After being out at Manuel's until 2 a.m. celebrating my last day of work at my previous job and maybe getting four hours of sleep when the alarm went off, we dutifully made our way to the Virginia-Highland Summerfest 5K.
As we pushed baby K. along N. Highland Avenue toward the start, you could see runners making their way there. A woman with a bib number ran down our street, in the wrong direction.
I felt queasy. I'd been sick the last few days and the imbibments from the previous evening -- make that the last few hours -- were all in my sinuses. I didn't feel hungover, but I'd already brought that experience to the Summerfest race.
In 2009, I ran the race for the first time in five years. I'd signed up but decided to hang out with a friend at another imbibment hangout spot up the road. I rolled out of bed and felt terrible, but really, would I be too lazy to open the door to my apartment and not make the starting line, knowing I could hit it with a rock?
That race was really brutal. I remember stopping at about 1.5 miles having to tie my shoe. But still I ran in it and I was glad that I did. The course has pretty much become a cornerstone in my training. I started running it just a few days after that race and still do today, incorporating it into a 4-mile route.
The next year, the 2010 Summerfest 5K,
I ran with my then-girlfriend, just a few weeks before I proposed to her. We ran it fast and I made a PR and she won first place for her division.
Last year, we missed the race because we ran in the Rock'n'Roll San Diego Half Marathon.
So this year rolled around and of course we were going to run in it. But only as a fun run, with baby K. in the stroller.
As I expected, the start along Lanier was extremely jammed up. It's hard not to be with hundreds of runners. I was pretty amazed with my wife's handling of the stroller, given so many people out.
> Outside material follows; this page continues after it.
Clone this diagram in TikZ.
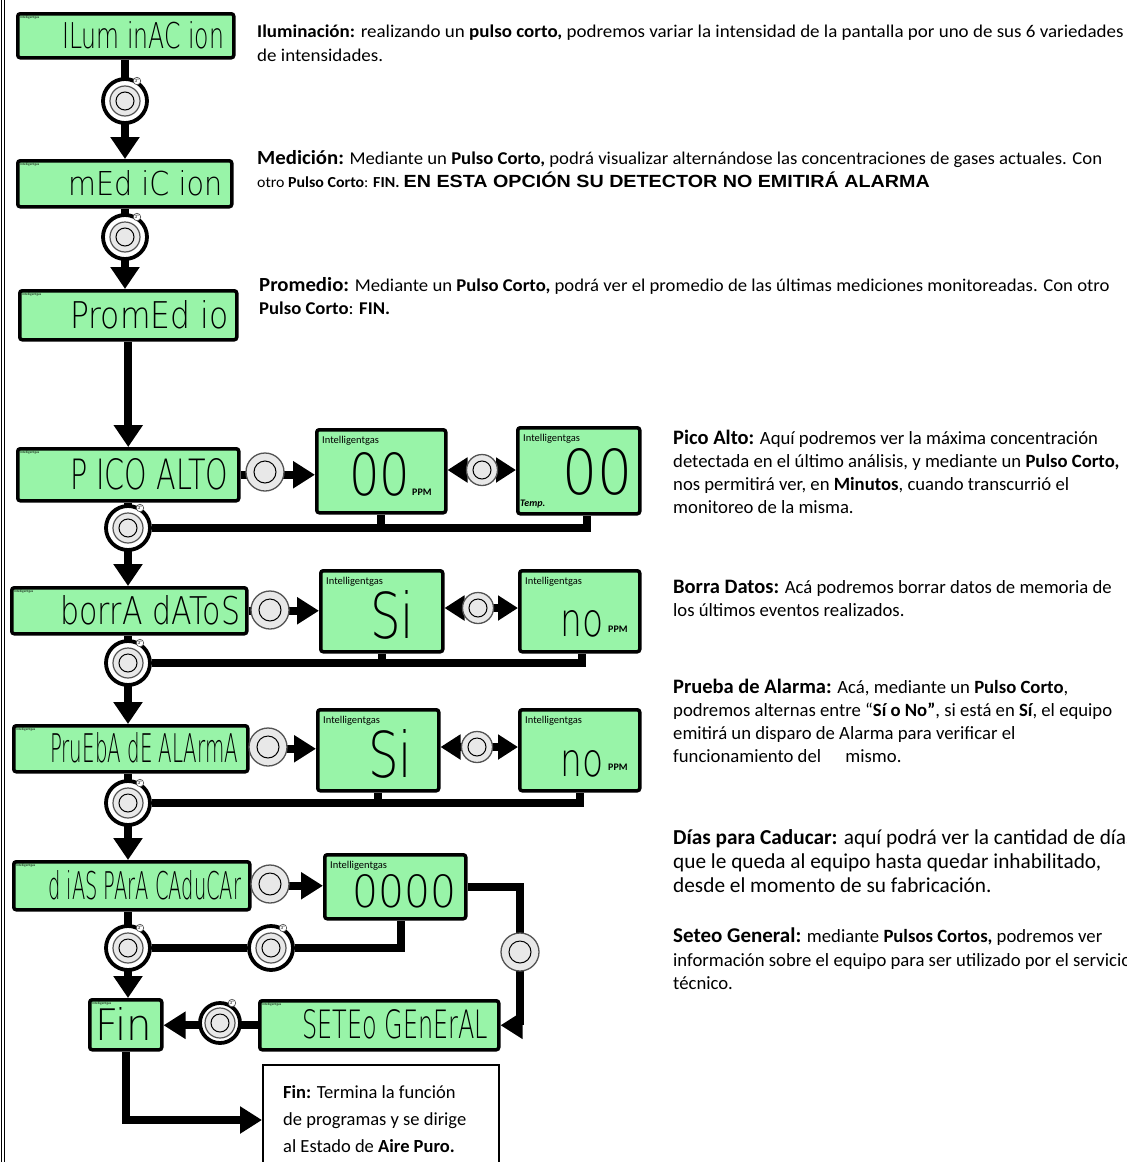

Because of the slower, non-race pace, it seemed pretty leisurely to me. It started to thin out a little but definitely a lot more density of runners (probably more runners) than either the 5 Que? race last month or the Beat the Street for Little Feet 5K in Coan Park in April, baby K.'s first race.
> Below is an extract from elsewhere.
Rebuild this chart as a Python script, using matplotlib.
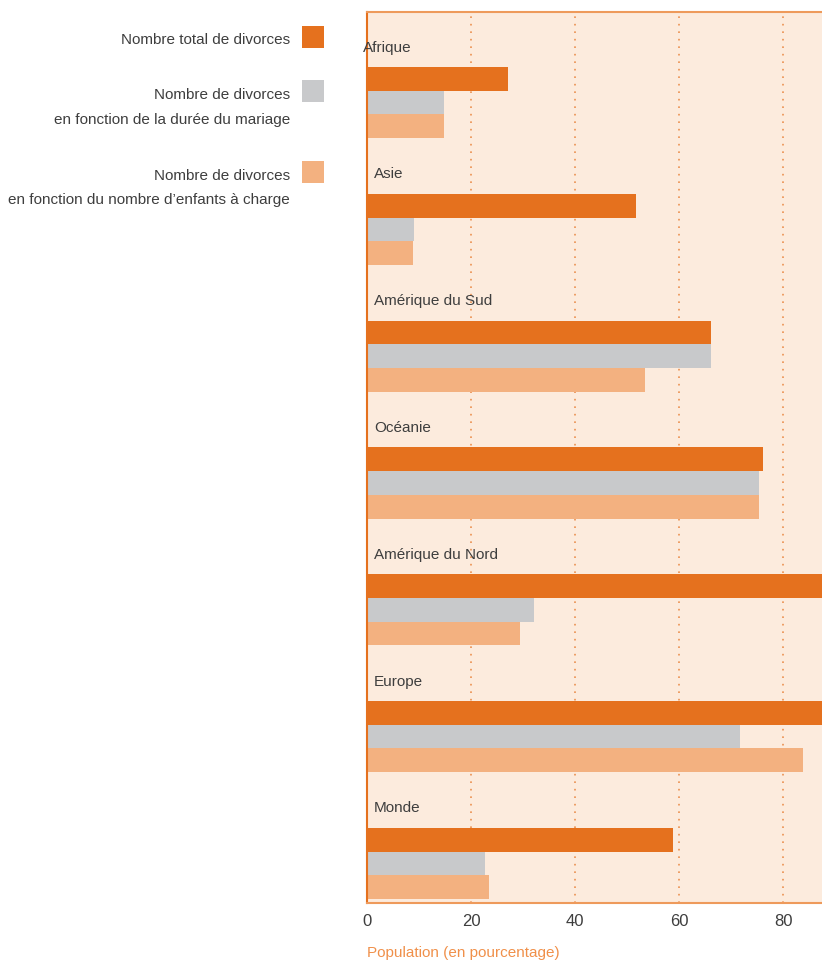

Maybe because of the number of runners, the chutes in the end were a mess. There was a huge line of runners waiting for cards in the female section, with quite a number of people passing my wife and the stroller by. I know many people never ran cross-country, but you're supposed to wait in order to get your card, which represents the order that you finished the race.
I bypassed a stroller dude in the men's line, but it didn't matter because in these last three 5Ks in which we've run with a stroller, I intentionally don't get a card because I don't really want my slower results to show up in Athlinks.
From there, it was a few more minutes of walking to get to the park area where the awards and the rest of the goodies are handed out. That meant navigating our stroller on a sidewalk behind the art tents and I decided that we should not worry about it. So we headed home.
Time: 8 a.m.
Temp: 59 degrees
Gear: Tech T, short (Kessler 10K), shorts, Nike Air Pegasus+ 28.